**Problem:**
From the entries below, copy out every line with "that" in it.

━━━━━━━━━━━━━━━━━━━━

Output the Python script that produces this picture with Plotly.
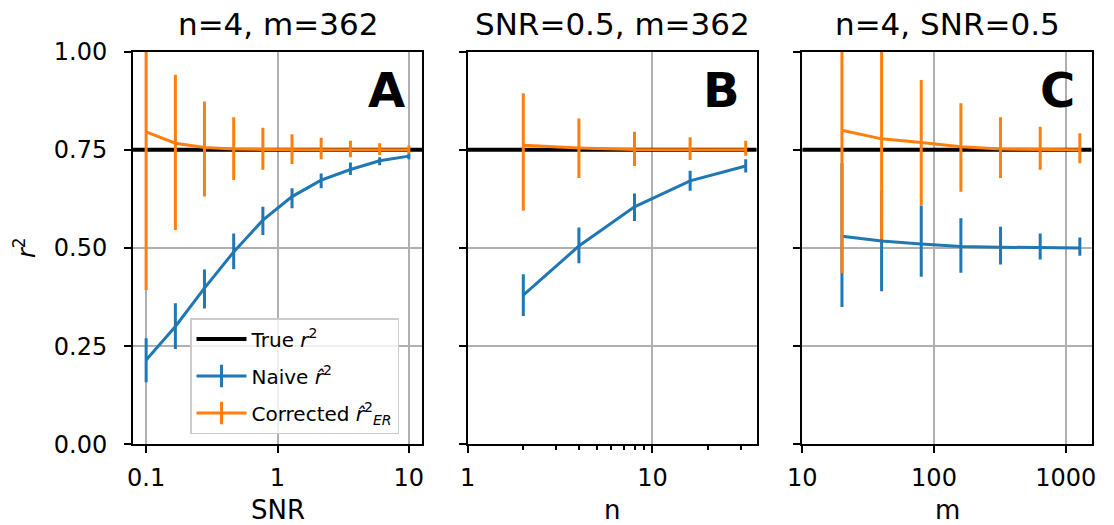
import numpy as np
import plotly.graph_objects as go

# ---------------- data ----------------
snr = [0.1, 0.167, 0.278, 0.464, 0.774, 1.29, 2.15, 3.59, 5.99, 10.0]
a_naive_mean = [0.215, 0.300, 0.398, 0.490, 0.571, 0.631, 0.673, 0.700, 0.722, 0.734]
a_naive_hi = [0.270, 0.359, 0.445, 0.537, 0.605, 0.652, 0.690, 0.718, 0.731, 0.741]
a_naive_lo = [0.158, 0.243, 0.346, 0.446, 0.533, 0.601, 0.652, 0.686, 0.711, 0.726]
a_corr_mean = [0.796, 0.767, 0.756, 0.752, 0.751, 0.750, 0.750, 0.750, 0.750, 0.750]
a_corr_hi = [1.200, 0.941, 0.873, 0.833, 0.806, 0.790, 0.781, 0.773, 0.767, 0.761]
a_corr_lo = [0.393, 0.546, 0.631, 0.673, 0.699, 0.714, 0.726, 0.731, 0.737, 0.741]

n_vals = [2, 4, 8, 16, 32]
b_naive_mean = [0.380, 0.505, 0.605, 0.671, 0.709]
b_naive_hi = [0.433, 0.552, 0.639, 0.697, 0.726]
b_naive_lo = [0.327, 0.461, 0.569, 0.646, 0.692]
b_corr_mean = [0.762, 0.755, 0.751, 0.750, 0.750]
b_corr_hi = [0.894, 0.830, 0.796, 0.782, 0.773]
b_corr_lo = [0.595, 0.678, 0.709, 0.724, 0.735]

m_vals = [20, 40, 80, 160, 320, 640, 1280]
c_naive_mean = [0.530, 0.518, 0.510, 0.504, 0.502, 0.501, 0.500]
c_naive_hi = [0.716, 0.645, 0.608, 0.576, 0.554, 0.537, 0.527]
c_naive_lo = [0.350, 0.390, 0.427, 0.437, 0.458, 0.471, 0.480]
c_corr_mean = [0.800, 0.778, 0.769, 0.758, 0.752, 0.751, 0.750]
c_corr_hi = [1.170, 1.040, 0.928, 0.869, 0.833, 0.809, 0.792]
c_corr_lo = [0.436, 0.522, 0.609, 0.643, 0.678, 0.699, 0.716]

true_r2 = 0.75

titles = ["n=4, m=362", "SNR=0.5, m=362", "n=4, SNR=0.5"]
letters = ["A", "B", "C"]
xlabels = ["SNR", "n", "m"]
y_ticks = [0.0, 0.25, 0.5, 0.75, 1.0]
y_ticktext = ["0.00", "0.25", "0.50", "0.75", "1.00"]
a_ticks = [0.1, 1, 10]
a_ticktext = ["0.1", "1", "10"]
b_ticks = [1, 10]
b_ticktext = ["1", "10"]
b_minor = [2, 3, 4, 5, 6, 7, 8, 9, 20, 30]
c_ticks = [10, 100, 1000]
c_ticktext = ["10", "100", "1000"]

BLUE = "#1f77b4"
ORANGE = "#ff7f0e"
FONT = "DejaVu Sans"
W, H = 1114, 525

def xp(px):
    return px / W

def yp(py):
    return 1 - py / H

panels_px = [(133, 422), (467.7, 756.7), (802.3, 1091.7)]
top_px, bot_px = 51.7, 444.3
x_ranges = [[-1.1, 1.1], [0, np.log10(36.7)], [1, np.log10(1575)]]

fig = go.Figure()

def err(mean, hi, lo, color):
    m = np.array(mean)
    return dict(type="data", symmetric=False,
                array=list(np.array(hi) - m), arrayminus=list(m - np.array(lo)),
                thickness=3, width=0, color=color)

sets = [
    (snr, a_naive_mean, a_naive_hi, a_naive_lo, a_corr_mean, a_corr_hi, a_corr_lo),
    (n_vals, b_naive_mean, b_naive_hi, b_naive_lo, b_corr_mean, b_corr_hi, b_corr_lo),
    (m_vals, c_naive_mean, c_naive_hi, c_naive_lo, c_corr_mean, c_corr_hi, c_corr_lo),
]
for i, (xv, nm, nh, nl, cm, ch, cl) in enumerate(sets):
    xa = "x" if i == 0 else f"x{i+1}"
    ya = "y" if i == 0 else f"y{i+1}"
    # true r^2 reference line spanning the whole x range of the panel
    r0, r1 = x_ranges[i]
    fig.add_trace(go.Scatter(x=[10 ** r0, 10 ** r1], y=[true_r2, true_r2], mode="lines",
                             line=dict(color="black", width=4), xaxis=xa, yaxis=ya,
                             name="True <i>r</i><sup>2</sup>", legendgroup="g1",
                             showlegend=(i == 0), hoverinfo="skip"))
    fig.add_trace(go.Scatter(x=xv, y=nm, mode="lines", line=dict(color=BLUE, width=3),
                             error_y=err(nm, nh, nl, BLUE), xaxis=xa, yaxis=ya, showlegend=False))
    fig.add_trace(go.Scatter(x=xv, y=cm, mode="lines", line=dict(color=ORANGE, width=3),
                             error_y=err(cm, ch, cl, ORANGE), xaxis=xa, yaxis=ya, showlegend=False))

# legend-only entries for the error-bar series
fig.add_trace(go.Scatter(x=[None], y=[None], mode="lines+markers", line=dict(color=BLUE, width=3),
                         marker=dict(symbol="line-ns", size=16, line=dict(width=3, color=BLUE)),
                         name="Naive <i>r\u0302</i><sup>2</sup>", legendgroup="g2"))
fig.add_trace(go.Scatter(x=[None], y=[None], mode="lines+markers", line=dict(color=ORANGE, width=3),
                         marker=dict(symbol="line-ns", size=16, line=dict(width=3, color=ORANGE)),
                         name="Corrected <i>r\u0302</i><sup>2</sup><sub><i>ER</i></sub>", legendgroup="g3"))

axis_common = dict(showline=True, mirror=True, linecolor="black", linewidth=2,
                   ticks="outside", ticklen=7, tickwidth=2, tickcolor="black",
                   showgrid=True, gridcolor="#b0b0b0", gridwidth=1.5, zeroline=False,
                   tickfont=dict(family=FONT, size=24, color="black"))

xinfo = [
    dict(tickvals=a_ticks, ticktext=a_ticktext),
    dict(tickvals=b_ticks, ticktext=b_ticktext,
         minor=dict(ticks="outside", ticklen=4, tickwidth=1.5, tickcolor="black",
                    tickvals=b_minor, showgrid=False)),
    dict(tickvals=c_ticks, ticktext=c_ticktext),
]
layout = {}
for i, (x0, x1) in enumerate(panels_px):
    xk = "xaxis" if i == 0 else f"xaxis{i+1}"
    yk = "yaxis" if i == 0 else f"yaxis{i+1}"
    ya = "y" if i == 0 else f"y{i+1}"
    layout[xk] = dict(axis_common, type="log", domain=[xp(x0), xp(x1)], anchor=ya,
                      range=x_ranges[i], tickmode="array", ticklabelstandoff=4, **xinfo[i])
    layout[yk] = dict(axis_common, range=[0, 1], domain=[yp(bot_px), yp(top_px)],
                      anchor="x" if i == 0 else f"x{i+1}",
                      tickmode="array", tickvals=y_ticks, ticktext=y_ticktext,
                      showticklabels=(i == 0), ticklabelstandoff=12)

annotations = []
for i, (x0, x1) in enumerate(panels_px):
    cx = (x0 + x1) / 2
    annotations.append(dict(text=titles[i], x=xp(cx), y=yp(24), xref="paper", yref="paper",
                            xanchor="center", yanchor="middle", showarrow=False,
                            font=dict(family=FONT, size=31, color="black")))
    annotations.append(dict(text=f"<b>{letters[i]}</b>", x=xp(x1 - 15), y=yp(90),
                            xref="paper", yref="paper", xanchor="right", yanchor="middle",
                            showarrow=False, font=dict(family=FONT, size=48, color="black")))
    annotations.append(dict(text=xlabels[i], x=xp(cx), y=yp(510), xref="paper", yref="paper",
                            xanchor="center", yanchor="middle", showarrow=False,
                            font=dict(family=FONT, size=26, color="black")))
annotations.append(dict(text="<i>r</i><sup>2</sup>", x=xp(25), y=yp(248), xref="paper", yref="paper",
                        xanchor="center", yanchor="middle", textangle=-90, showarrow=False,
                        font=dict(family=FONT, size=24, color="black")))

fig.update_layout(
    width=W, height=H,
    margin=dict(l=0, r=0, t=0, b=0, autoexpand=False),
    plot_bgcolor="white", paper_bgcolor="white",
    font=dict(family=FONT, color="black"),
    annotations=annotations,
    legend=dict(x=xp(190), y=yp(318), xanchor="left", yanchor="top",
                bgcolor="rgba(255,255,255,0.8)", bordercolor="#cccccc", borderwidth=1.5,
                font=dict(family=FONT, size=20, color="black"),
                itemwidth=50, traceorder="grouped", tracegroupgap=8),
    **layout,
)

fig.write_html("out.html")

━━━━━━━━━━━━━━━━━━━━

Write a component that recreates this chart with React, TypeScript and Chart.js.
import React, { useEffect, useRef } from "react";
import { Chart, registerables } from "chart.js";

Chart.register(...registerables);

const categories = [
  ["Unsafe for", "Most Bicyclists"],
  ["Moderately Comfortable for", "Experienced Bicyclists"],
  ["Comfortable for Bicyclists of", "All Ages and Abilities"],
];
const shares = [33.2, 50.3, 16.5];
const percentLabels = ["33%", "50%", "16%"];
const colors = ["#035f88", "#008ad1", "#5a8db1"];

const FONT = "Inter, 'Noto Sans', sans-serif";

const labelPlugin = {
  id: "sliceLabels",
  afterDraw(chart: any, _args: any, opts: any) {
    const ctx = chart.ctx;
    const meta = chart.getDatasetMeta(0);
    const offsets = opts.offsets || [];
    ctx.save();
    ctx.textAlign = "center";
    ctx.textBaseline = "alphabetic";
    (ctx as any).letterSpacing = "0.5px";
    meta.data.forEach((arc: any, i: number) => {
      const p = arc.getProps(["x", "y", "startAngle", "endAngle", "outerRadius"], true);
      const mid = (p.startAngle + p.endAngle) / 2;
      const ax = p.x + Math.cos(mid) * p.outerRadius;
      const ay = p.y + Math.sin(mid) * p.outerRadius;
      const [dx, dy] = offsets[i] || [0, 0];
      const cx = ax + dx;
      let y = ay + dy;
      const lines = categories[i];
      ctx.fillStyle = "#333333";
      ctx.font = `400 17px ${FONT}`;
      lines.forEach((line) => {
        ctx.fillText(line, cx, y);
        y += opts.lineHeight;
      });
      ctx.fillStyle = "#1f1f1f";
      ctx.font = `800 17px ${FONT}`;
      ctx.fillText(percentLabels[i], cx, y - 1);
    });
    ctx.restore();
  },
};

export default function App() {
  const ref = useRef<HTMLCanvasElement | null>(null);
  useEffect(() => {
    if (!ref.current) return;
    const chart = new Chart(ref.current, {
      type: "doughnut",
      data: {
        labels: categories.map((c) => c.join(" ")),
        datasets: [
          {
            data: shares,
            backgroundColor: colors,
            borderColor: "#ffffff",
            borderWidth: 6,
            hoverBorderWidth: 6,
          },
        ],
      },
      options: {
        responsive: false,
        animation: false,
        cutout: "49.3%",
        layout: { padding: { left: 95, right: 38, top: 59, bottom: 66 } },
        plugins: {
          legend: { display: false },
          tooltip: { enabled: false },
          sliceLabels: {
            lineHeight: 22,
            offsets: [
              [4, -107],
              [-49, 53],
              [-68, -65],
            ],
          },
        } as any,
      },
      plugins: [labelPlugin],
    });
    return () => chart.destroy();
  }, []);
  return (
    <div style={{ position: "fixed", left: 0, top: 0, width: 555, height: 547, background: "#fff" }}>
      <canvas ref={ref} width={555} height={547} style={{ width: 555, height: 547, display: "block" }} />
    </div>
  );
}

━━━━━━━━━━━━━━━━━━━━

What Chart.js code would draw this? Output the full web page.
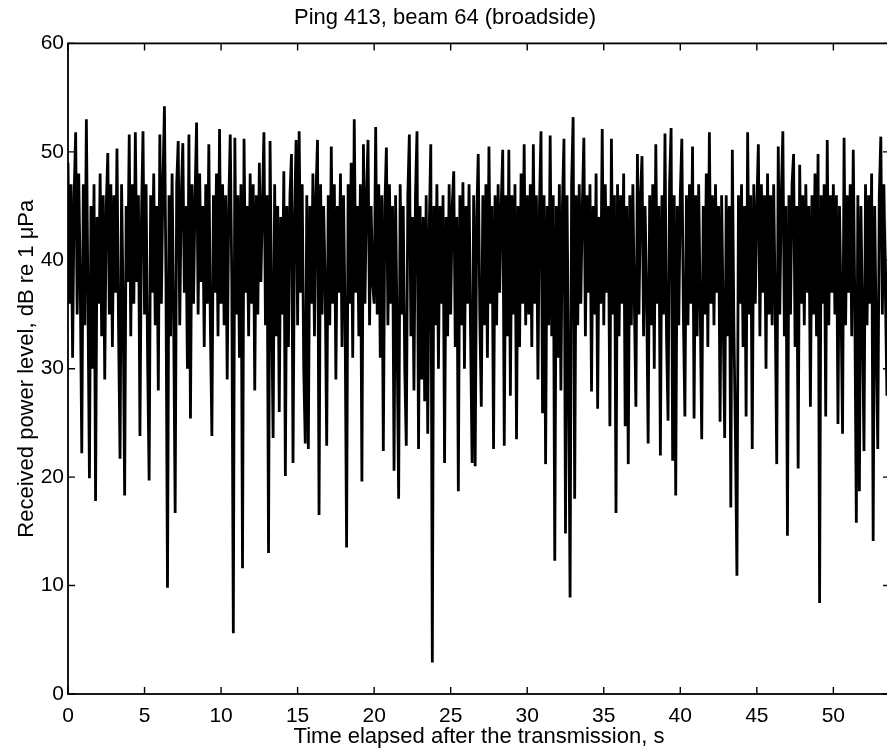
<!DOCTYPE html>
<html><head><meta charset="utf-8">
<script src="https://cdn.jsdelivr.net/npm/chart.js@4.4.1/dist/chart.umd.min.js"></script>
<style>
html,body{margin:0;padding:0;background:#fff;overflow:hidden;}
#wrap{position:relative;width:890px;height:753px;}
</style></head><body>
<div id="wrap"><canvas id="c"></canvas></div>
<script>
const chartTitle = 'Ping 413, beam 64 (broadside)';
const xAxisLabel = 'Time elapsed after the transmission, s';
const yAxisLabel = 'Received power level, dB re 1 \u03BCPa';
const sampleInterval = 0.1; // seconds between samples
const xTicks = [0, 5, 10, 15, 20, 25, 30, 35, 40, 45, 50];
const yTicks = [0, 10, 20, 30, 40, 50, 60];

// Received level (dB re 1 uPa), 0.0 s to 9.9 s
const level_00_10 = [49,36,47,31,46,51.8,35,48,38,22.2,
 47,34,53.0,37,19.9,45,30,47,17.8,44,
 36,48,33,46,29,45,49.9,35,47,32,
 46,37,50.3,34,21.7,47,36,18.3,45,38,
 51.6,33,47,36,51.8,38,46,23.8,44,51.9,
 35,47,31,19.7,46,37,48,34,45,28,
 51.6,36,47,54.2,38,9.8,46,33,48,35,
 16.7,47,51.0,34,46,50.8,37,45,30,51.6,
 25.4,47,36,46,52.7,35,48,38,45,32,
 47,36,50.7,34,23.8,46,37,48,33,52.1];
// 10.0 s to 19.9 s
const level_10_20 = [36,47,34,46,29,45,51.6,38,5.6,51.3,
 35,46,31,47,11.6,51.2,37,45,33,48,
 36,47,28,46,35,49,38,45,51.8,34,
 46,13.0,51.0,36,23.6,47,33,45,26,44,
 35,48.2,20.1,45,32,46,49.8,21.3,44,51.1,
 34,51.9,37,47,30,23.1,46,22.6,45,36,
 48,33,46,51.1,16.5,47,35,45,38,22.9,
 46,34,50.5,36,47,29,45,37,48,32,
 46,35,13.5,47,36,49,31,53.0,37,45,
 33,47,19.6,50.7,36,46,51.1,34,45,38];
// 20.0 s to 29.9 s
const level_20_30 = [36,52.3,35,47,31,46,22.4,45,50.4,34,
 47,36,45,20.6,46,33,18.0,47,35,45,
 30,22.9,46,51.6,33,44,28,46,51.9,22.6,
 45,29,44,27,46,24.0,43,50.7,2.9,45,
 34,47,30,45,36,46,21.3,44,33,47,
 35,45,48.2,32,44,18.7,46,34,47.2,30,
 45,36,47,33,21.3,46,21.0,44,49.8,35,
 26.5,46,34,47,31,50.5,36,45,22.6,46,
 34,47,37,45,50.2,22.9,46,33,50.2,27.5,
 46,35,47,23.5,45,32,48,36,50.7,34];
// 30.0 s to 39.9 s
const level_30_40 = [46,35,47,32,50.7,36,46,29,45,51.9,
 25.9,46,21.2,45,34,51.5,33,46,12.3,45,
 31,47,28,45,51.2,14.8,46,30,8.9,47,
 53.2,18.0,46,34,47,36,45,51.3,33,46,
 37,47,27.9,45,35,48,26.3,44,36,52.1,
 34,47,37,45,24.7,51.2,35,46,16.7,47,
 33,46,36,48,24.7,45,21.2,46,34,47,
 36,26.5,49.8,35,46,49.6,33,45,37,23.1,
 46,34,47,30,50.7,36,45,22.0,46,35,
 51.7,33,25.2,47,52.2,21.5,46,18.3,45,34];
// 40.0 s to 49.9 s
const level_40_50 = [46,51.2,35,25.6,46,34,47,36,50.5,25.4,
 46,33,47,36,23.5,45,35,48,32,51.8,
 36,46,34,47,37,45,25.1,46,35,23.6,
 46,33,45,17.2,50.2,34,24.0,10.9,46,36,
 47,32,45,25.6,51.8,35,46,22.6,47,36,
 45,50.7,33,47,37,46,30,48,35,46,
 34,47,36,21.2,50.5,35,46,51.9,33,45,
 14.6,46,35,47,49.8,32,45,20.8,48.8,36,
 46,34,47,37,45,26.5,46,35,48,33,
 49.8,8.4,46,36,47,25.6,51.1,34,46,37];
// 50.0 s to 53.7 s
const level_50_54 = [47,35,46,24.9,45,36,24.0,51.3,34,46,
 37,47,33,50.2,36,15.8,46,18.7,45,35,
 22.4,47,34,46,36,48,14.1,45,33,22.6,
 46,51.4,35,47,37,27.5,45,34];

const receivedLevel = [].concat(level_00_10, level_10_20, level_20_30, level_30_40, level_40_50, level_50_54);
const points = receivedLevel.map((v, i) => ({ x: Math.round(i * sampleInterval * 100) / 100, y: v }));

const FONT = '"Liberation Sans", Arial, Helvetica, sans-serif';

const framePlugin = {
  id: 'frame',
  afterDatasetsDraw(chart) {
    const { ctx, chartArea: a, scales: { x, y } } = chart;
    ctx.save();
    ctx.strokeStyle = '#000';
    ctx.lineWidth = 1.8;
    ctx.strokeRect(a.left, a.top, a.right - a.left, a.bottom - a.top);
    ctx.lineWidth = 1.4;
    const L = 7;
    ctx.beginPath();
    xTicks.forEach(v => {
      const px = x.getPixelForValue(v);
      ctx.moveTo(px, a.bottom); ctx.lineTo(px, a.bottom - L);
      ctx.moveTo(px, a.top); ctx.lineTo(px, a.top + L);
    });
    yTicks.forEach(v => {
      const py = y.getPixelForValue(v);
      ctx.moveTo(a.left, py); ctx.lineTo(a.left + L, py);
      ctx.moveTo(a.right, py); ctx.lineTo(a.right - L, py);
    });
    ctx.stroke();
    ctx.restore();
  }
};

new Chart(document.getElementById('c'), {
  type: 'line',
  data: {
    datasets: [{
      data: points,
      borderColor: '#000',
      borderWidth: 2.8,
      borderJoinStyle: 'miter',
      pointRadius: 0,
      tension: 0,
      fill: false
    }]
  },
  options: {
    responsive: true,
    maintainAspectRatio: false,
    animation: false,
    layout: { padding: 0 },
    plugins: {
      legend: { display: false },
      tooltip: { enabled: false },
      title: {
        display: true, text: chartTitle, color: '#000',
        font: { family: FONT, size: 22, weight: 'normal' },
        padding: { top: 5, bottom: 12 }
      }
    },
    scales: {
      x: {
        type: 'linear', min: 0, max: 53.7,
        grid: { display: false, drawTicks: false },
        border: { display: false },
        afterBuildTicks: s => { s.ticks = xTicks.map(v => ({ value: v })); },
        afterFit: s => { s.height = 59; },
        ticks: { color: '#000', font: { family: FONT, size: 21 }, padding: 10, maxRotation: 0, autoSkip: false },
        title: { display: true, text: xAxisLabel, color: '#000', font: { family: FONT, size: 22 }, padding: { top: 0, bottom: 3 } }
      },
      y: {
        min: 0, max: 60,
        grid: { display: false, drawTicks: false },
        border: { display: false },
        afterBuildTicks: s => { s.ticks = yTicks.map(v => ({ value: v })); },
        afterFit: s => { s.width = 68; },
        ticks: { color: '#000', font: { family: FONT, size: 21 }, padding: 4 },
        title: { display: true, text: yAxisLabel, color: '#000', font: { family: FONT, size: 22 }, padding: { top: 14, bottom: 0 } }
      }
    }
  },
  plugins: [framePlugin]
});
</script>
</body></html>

━━━━━━━━━━━━━━━━━━━━

**Task output:**
Output the Python script that produces this picture with Plotly.
Write a component that recreates this chart with React, TypeScript and Chart.js.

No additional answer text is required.